I hope Father’s Day was a good one for all this weekend.  Here’s the clever gift I made for my baby daddy.  I took some inspiration from something similar I saw on pinterest.

Now on to this week’s post.

I have decided to turn our little guest room SLASH office into a playroom for our daughter.  Mainly because 1.) The first thing you see now when you enter our house is a toy store.  Just a bunch of craziness to look at.   And 2.) we just don’t really ever have overnight guests that often.  Except for my mom once a year or so. (Mom, we will still have a cozy place for you when you visit 🙂 ) Anywho,  very soon our little one will have her own little pad to play in.  I’ve been looking for a few key pieces of furniture on Craigslist and at local thrift stores for the playroom.  One thing on my list was a short, round activity table.  Just a little table where she can belly up to work on a puzzle or flip through a chunky book.   I thought maybe I could find a table that I could just saw down the legs and maybe finish with a new coat of paint.  I’ve been searching for several weeks now and unfortunately keep coming up empty, so I decided to make my own.  I didn’t want to spend more than 50 dollars.  And I think I did it, with my husbands help.  He did the sawing and screwing and drilling.  I’m  sure (?) I could have done that part too (I think?) . . . but I just wanted to avoid having several “oops” moments.

Here is what I used:

  • 1 – 24 inch round table top
  • 4 – 14 inch long wooden table legs
  • 1 piece of two by four wood cut into 4 3.5 x 3.5 squares (for added height)
  • 16 – 2 inch wood screws
  • 4 – straight top plates (to screw legs into the table)
  • paint
  • sanding block
  • an electric drill thingy
  • 1 – person who knows how to saw, drill, and screw
Here’s a closer look at the straight top plates and the table leg.  The legs already have a screw in it that you can simply screw into the top plates.  Makes it a little easier when assembling.
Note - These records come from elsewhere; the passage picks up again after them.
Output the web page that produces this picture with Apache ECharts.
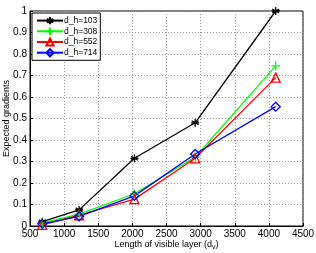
<!DOCTYPE html>
<html><head><meta charset="utf-8">
<script src="https://cdn.jsdelivr.net/npm/echarts@6/dist/echarts.min.js"></script>
<style>html,body{margin:0;padding:0;background:#fff}#c{width:316px;height:253px}</style>
</head><body><div id="c"></div>
<script>
var xValues = [680, 1220, 2030, 2920, 4100];
var seriesNames = ['d_h=103', 'd_h=308', 'd_h=552', 'd_h=714'];
var black103 = [0.02, 0.075, 0.315, 0.48, 1.0];
var green308 = [0.015, 0.055, 0.15, 0.32, 0.745];
var red552 = [0.005, 0.05, 0.125, 0.315, 0.69];
var blue714 = [0.01, 0.045, 0.14, 0.335, 0.555];
var xTicks = [500, 1000, 1500, 2000, 2500, 3000, 3500, 4000, 4500];
var yTicks = [0, 0.1, 0.2, 0.3, 0.4, 0.5, 0.6, 0.7, 0.8, 0.9, 1];

var star = 'path://M0,-10L0,10M-8.66,-5L8.66,5M-8.66,5L8.66,-5M-10,0L10,0';
var plus = 'path://M0,-10L0,10M-10,0L10,0';
function pairs(ys){ return xValues.map(function(x,i){return [x, ys[i]];}); }
function mk(name, ys, color, symbol, size){
  return {name:name, type:'line', data:pairs(ys), symbol:symbol, symbolSize:size,
    lineStyle:{color:color,width:1.3}, itemStyle:{color:'rgba(0,0,0,0)',borderColor:color,borderWidth:1.3},
    emphasis:{disabled:true}, animation:false};
}
var chart = echarts.init(document.getElementById('c'), null, {width:316, height:253});
var f = 'Liberation Sans, Arial, sans-serif';
chart.setOption({
  animation:false,
  grid:{left:30, top:11, width:273, height:215, show:true, borderColor:'#000', borderWidth:1, containLabel:false, outerBoundsMode:'none'},
  legend:{left:32, top:13, orient:'vertical', itemWidth:26, itemHeight:9, itemGap:1.5,
    padding:[3,3,3,4], borderColor:'#000', borderWidth:1, backgroundColor:'#fff',
    textStyle:{fontFamily:f, fontSize:8.5, color:'#000', padding:[0,0,0,-4]}, data:seriesNames},
  xAxis:{type:'value', min:500, max:4500, interval:500, nameMoveOverlap:false,
    axisLine:{show:true, lineStyle:{color:'#000'}}, axisTick:{inside:true, length:3, lineStyle:{color:'#000'}},
    axisLabel:{fontFamily:f, fontSize:10, color:'#000', margin:3, hideOverlap:false, formatter:function(v){return String(v);}},
    splitLine:{show:true, lineStyle:{color:'#999', type:[1,2], width:1}},
    name:'{a|Length of visible layer (d}{s|v}{a|)}', nameLocation:'middle', nameGap:12,
    nameTextStyle:{rich:{a:{fontFamily:f,fontSize:9,color:'#000'}, s:{fontFamily:f,fontSize:7,color:'#000',verticalAlign:'bottom',padding:[6,0,0,0]}}}},
  yAxis:{type:'value', min:0, max:1, interval:0.1, nameMoveOverlap:false,
    axisLine:{show:true, lineStyle:{color:'#000'}}, axisTick:{inside:true, length:3, lineStyle:{color:'#000'}},
    axisLabel:{fontFamily:f, fontSize:10, color:'#000', margin:3, hideOverlap:false, showMaxLabel:true, showMinLabel:true, formatter:function(v){return String(Math.round(v*10)/10);}},
    splitLine:{show:true, lineStyle:{color:'#999', type:[1,2], width:1}},
    name:'Expected gradients', nameLocation:'middle', nameGap:19,
    nameTextStyle:{fontFamily:f, fontSize:9, color:'#000'}},
  series:[
    mk(seriesNames[0], black103, '#000', star, 8),
    mk(seriesNames[1], green308, '#00ff00', plus, 9),
    mk(seriesNames[2], red552, '#ff0000', 'triangle', 9),
    mk(seriesNames[3], blue714, '#0000ff', 'diamond', 9)
  ]
});
</script></body></html>
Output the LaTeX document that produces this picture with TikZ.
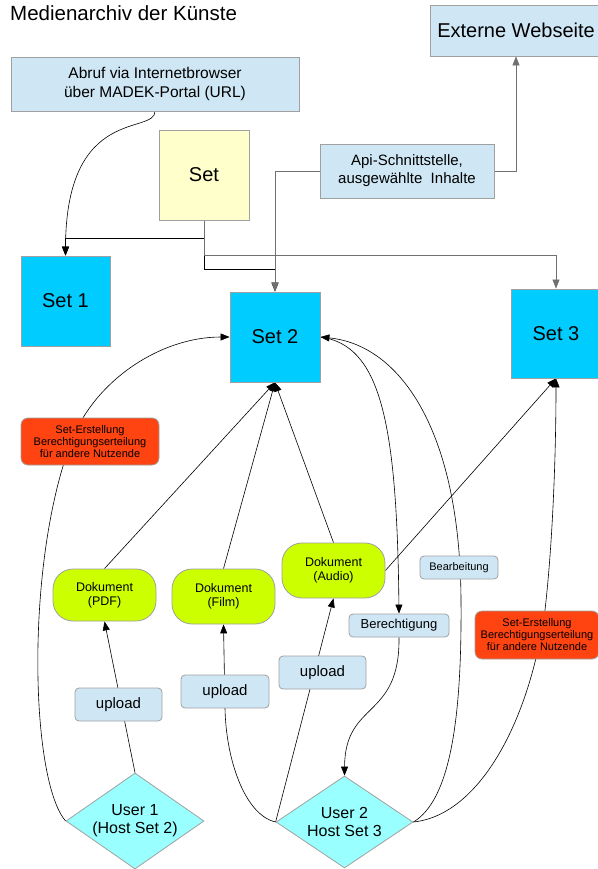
\documentclass[tikz,border=0pt]{standalone}
\usepackage{fontspec}
\setmainfont{Liberation Sans}
\usepackage{tikz}
\usetikzlibrary{arrows.meta,shapes.geometric,backgrounds}

\definecolor{hellblau}{HTML}{CFE7F5}
\definecolor{setblau}{HTML}{00CCFF}
\definecolor{hellgelb}{HTML}{FFFFCC}
\definecolor{signalrot}{HTML}{FF4411}
\definecolor{gelbgruen}{HTML}{CCFF00}
\definecolor{tuerkis}{HTML}{99FFFF}
\definecolor{rahmen}{HTML}{A0A0A0}
\definecolor{linieng}{HTML}{707070}

\tikzstyle{infobox} = [rectangle, fill=hellblau, draw=rahmen, line width=0.8pt, align=center, inner sep=0pt, font=\fontsize{15.5}{19}\selectfont]
\tikzstyle{setbox} = [rectangle, fill=setblau, draw=rahmen, line width=0.8pt, minimum width=90pt, minimum height=90pt, font=\fontsize{20}{24}\selectfont]
\tikzstyle{dokbox} = [rectangle, rounded corners=20pt, fill=gelbgruen, draw=rahmen, line width=0.8pt, minimum width=103pt, minimum height=54pt, align=center, inner sep=0pt, font=\fontsize{12.5}{14}\selectfont]
\tikzstyle{hinweis} = [rectangle, rounded corners=7pt, fill=signalrot, draw=rahmen, line width=0.8pt, minimum height=47pt, align=center, inner sep=0pt, font=\fontsize{11}{12}\selectfont]
\tikzstyle{tagbox} = [rectangle, rounded corners=4pt, fill=hellblau, draw=rahmen, line width=0.8pt, align=center, inner sep=0pt]
\tikzstyle{userbox} = [diamond, aspect=1.44, fill=tuerkis, draw=rahmen, line width=0.8pt, inner sep=0pt, minimum width=138pt, minimum height=96pt, align=center, font=\fontsize{16}{18}\selectfont]
\tikzstyle{pfeil} = [-{Triangle[length=9pt,width=7pt]}, line width=0.6pt]

\begin{document}
\begin{tikzpicture}[x=1pt, y=-1pt]
\useasboundingbox (0,0) rectangle (597,869);

\node (titel) [anchor=base west, inner sep=0pt, font=\fontsize{20.5}{24}\selectfont] at (10,20.5) {Medienarchiv der Künste};

\node (abruf) [infobox, minimum width=288pt, minimum height=54pt] at (155,84) {Abruf via Internetbrowser\\über MADEK-Portal (URL)};
\node (set) [setbox, fill=hellgelb] at (204,175) {Set};
\node (extern) [infobox, minimum width=172pt, minimum height=51pt, font=\fontsize{20}{24}\selectfont] at (516,30.5) {Externe Webseite};
\node (api) [infobox, minimum width=174pt, minimum height=54pt, font=\fontsize{15}{18}\selectfont] at (407,171) {Api-Schnittstelle,\\ausgewählte\ \ Inhalte};

\node (set1) [setbox, minimum width=89pt] at (65.5,301) {Set 1};
\node (set2) [setbox] at (275,337) {Set 2};
\node (set3) [setbox, minimum height=89pt] at (556,333.5) {Set 3};

\node (rot1) [hinweis, minimum width=138pt] at (90,441.5) {Set-Erstellung\\Berechtigungserteilung\\für andere Nutzende};
\node (rot2) [hinweis, minimum width=124pt, minimum height=48pt] at (537,635) {Set-Erstellung\\Berechtigungserteilung\\für andere Nutzende};

\node (pdf) [dokbox, minimum height=52pt] at (104.5,595) {Dokument\\(PDF)};
\node (film) [dokbox, minimum height=55pt] at (223.5,596.5) {Dokument\\(Film)};
\node (audio) [dokbox, minimum height=55pt] at (333.5,570.5) {Dokument\\(Audio)};

\node (bearb) [tagbox, minimum width=78pt, minimum height=23pt, font=\fontsize{11}{13}\selectfont] at (459,567.5) {Bearbeitung};
\node (berech) [tagbox, minimum width=100pt, minimum height=23pt, font=\fontsize{13}{15}\selectfont] at (399,625.5) {Berechtigung};

\node (up1) [tagbox, minimum width=87pt, minimum height=33pt, font=\fontsize{15}{18}\selectfont] at (118.5,704.5) {upload};
\node (up2) [tagbox, minimum width=88pt, minimum height=33pt, font=\fontsize{15}{18}\selectfont] at (225,691.5) {upload};
\node (up3) [tagbox, minimum width=87pt, minimum height=33pt, font=\fontsize{15}{18}\selectfont] at (322.5,672.5) {upload};

\node (user1) [userbox] at (135,821) {User 1\\(Host Set 2)};
\node (user2) [userbox, minimum width=137pt, minimum height=92pt] at (344.5,822) {User 2\\Host Set 3};

\begin{scope}[on background layer]
% oben: Abruf, Set, Api
\draw[pfeil] (abruf.south) .. controls (155,135) and (66,105) .. (set1.north);
\draw[pfeil] (set.south) -- ++(0,18) -| (set1.north);
\draw[pfeil] (set.south) -- ++(0,49) -| (set2.north);
\draw[pfeil, draw=linieng] (set.south) -- ++(0,35) -| (set3.north);
\draw[pfeil, draw=linieng] (api.west) -| (set2.north);
\draw[pfeil, draw=linieng] (api.east) -| (extern.south);

% User 1
\draw[pfeil] (user1.west) .. controls (30,780) and (25,560) .. (72,440) .. controls (95,381) and (160,337) .. (set2.west);
\draw[pfeil] (user1.north) -- (pdf.south);

% Dokumente
\draw[pfeil] (pdf.north) -- (set2.south);
\draw[pfeil] (film.north) -- (set2.south);
\draw[pfeil] (audio.north) -- (set2.south);
\draw[pfeil] (audio.east) -- (set3.south);

% User 2
\draw[pfeil] (user2.west) .. controls (245,815) and (226,760) .. (up2.south) -- (film.south);
\draw[pfeil] (user2.west) -- (audio.south);
\draw[pfeil] (user2.east) .. controls (480,815) and (530,720) .. (545,610) .. controls (553,540) and (556,450) .. (set3.south);
\draw[pfeil] (user2.east) .. controls (450,800) and (462,720) .. (461,600) .. controls (460,430) and (400,345) .. (set2.east);
\draw[pfeil] (set2.east) .. controls (380,345) and (397,420) .. (berech.north);
\draw[pfeil] (berech.south) .. controls (400,720) and (345,700) .. (user2.north);
\end{scope}
\end{tikzpicture}
\end{document}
Drill 4 holes to “counter sink” the wood screws into the squares.  “We” did this because “we” needed to make sure the screws were long enough to drill into the table but short enough to not drill through to the topside of the table.

Screw in the straight top plates (what a weird name for that.)

Finally (and very simply) screw in the legs.


I don’t know.  When I saw it all assembled it didn’t seem cute enough.  I know maybe adding a coat of paint would help, but I felt it needed some embellishing.  I remembered I had some trim left over from a pillow project that I worked on (but never used.)  I could somehow put this to use on the table.  I just had to figure out a way to attach the trim.

I found some cane round reed in the basket making section of the craft store. It was sturdy enough to thread through the trim loop yet somewhat pliable.  It also maintained a circle shape which was helpful.  I could simply gather the trim onto the reed and staple gun it to the underside of the table.

I don’t sew, so of course I used good ol’ iron-on adhesive to create the loop for the reed to slide through.  The fit was snug, but it worked.  PHEW!  Man I was excited about that.  I’m very much an “eye-ball it”  kinda gal, so I don’t really have measurements for you here.  This probably explains why I cannot bake worth a darn.  Here’s some pics to show you how I did it:

Aaaah.  Much better and so much cuter!

The table measures 16.5 inches tall.  Just the perfect size for my tot . . .  for a little while at least.  It’s a pretty heavy table so it doesn’t tip easily.  I know, however, that she will very shortly be standing ON TOP of that table saying “Ta Da” like she does with most things over an inch tall.  Hopefully I’ll be close by for that.  I think I will go back and glue-gun a durable ribbon over the top of the staples.  They are pretty deep, but better to have them out of sight for curious ones.

She’s pretty proud of her table.  She knows it’s made special for her, without me even making a big deal out of it.  Makes the little effort so worth it.